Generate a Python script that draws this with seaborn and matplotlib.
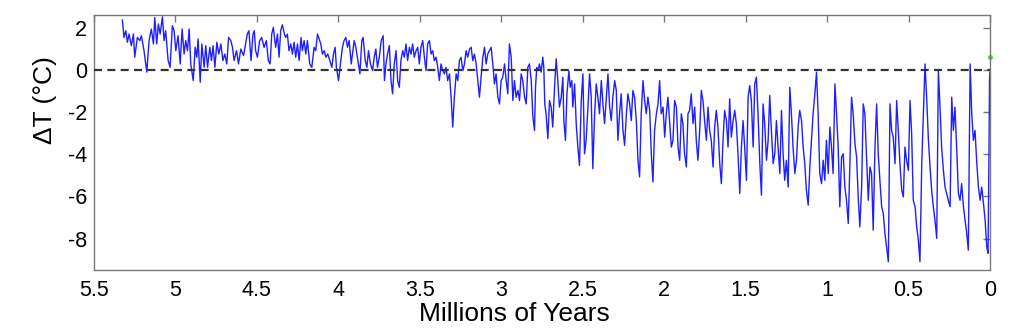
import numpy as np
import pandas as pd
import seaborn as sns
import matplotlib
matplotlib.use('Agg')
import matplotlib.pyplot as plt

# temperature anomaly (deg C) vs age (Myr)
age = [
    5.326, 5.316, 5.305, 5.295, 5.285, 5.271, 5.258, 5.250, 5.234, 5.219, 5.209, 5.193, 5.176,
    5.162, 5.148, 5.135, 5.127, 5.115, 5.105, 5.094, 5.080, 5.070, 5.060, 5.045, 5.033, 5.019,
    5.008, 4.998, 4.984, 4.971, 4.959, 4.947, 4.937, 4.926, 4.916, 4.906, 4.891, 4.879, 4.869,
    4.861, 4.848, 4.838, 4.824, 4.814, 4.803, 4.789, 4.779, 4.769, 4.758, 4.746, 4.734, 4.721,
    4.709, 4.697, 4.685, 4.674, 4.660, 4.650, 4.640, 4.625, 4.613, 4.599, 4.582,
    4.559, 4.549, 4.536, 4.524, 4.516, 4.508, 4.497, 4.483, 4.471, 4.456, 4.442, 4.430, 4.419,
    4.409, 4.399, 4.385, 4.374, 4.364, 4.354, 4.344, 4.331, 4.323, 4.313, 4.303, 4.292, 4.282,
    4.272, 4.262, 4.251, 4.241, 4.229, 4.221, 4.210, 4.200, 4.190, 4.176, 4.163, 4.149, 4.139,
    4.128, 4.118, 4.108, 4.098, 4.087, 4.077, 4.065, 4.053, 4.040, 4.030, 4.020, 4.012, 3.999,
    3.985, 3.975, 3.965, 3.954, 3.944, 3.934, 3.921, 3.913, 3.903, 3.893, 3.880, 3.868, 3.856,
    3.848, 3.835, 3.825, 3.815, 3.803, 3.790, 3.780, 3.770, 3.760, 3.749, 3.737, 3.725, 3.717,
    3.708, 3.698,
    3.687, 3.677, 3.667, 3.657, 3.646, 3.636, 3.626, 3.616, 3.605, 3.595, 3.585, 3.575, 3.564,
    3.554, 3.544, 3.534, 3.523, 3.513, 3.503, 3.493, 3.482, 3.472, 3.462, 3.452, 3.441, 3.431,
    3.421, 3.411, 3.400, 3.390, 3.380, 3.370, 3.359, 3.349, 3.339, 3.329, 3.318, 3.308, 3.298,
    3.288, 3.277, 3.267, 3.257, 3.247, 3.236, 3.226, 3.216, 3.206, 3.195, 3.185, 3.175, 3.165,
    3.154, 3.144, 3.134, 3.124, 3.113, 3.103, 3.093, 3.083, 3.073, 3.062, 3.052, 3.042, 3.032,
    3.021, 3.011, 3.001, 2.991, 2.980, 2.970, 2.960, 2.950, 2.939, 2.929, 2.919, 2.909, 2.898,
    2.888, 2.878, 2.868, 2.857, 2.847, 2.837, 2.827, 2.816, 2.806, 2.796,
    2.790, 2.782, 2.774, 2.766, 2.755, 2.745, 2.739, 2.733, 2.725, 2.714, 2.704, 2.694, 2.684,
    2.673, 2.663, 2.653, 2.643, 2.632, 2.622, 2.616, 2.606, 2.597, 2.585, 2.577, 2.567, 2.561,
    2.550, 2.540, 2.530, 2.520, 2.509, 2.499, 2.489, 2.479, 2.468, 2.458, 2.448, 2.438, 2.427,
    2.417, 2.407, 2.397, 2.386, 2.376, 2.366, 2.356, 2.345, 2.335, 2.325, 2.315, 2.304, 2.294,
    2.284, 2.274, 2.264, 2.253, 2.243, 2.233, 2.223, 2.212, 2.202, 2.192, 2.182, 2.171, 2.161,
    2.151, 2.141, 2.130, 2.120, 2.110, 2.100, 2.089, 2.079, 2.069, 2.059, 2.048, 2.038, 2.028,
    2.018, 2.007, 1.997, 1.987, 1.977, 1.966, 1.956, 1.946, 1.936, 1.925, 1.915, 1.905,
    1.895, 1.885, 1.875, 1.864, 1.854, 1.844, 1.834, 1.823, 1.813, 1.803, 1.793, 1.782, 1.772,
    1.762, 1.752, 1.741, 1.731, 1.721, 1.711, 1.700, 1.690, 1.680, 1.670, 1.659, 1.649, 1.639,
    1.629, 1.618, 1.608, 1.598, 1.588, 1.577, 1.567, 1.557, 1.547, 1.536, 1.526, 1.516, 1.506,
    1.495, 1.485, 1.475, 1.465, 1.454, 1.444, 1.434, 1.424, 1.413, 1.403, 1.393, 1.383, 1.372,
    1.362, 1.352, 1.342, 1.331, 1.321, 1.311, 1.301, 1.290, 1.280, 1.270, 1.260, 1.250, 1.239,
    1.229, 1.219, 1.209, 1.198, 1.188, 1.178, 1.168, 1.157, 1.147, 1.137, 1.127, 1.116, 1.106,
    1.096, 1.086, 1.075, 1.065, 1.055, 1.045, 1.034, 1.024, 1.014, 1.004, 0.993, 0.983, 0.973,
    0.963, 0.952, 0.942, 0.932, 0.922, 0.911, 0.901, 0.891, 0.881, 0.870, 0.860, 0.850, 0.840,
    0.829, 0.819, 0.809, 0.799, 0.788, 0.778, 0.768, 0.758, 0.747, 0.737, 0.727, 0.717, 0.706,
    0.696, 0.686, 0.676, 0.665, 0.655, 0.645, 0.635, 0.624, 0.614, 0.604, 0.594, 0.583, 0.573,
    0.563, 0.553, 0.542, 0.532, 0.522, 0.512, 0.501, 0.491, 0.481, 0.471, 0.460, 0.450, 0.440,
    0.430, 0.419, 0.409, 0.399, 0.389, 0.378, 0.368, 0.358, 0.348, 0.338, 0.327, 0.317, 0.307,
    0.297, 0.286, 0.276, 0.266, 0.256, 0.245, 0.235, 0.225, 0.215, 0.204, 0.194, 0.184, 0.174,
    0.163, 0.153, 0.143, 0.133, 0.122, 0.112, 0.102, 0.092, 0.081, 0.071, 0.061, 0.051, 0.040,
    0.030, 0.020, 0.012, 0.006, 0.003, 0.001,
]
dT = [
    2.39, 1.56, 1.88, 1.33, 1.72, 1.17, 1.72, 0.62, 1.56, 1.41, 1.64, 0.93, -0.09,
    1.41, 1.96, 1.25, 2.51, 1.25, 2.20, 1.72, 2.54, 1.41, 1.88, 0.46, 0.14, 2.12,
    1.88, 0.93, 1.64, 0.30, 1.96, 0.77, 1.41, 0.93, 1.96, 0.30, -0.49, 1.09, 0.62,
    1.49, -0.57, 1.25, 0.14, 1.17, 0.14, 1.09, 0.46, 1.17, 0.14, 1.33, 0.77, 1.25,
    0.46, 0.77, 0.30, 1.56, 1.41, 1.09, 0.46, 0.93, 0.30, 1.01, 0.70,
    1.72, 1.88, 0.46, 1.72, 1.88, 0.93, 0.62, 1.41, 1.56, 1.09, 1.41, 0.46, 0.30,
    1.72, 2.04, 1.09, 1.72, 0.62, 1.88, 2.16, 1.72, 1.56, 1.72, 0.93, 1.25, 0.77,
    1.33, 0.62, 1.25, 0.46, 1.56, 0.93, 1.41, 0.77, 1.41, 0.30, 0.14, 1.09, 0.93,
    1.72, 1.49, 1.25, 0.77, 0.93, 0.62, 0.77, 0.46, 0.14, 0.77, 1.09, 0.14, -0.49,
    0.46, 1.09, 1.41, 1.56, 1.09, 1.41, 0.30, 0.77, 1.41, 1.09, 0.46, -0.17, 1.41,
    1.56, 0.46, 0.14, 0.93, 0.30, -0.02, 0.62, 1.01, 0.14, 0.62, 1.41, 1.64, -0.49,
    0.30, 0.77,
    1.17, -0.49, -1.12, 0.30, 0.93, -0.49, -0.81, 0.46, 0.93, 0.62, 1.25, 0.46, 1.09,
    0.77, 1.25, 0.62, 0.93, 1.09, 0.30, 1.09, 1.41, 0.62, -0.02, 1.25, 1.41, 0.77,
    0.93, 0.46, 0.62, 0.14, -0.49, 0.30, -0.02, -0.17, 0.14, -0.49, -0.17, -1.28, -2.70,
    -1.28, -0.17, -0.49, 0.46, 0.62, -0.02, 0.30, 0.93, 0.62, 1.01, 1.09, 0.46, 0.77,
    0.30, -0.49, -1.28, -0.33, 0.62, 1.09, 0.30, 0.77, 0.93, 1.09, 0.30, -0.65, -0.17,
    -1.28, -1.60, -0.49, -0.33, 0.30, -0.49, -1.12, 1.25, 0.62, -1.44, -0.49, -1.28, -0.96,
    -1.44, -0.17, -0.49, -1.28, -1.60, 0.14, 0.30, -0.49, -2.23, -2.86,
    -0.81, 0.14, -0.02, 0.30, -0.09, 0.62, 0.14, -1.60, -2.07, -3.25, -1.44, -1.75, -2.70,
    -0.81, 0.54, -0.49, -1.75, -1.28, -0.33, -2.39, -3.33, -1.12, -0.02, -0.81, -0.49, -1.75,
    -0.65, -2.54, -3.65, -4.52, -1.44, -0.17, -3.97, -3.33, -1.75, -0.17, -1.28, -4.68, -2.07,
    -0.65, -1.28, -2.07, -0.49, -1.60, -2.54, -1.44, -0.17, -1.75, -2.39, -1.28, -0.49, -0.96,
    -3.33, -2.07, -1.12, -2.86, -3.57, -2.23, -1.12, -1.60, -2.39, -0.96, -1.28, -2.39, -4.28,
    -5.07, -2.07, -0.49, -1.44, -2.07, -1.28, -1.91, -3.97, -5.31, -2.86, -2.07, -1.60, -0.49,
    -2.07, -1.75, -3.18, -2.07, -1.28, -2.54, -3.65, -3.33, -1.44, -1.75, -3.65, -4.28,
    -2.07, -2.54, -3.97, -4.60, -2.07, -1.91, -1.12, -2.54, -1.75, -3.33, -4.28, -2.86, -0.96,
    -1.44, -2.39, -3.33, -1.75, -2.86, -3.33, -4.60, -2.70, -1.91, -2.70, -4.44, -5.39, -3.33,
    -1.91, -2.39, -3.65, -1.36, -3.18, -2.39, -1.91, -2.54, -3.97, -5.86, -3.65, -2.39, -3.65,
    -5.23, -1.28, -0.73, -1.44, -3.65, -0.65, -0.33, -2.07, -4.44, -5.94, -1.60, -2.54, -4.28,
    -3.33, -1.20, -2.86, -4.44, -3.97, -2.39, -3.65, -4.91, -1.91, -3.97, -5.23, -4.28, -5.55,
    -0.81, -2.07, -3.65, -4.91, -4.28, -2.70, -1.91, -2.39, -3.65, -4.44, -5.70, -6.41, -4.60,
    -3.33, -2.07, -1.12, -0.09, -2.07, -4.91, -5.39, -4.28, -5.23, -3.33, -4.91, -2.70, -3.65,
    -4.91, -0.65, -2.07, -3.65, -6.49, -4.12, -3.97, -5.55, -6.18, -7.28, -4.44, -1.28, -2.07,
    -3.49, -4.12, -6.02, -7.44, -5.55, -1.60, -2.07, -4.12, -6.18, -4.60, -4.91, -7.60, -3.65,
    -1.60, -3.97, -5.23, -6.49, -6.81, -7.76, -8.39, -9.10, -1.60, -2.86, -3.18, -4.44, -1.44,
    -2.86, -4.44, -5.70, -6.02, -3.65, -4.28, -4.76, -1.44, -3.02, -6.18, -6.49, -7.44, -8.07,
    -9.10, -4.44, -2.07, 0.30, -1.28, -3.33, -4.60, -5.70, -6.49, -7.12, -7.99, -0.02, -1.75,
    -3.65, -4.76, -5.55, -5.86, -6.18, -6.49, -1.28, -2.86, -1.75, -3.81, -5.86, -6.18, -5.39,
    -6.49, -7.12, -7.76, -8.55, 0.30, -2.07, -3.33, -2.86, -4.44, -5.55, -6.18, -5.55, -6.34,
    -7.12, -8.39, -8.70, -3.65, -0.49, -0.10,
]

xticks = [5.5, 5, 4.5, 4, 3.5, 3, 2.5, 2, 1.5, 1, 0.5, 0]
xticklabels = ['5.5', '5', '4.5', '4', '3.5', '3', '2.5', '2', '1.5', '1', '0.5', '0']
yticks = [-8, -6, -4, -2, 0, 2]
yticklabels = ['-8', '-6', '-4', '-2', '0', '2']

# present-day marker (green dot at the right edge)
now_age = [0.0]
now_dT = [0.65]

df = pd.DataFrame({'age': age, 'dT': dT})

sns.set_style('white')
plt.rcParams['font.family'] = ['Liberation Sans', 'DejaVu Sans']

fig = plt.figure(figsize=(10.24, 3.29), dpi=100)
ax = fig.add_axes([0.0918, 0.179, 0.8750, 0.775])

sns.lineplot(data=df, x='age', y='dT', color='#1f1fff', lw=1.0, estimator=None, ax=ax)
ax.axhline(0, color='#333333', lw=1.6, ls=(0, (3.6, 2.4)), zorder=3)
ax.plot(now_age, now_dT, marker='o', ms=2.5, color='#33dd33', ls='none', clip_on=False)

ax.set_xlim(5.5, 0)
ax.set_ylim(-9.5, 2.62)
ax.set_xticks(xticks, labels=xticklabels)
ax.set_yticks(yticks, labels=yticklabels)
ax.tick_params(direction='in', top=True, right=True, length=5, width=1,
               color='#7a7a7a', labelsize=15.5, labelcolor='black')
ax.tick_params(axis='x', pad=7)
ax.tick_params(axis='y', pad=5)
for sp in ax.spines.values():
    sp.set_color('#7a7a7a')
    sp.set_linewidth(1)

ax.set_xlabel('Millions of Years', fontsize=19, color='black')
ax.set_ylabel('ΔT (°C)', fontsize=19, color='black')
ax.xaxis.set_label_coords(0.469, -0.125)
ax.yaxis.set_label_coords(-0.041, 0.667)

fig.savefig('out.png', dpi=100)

EXERCISE
Write out again, exactly, the lines from the start of the listing up to the line containing "import matplotlib.pyplot as plt", with both ends and without pictures.

OUTPUT OF THE TASK
Generate a Python script that draws this with seaborn and matplotlib.
import numpy as np
import pandas as pd
import seaborn as sns
import matplotlib
matplotlib.use('Agg')
import matplotlib.pyplot as plt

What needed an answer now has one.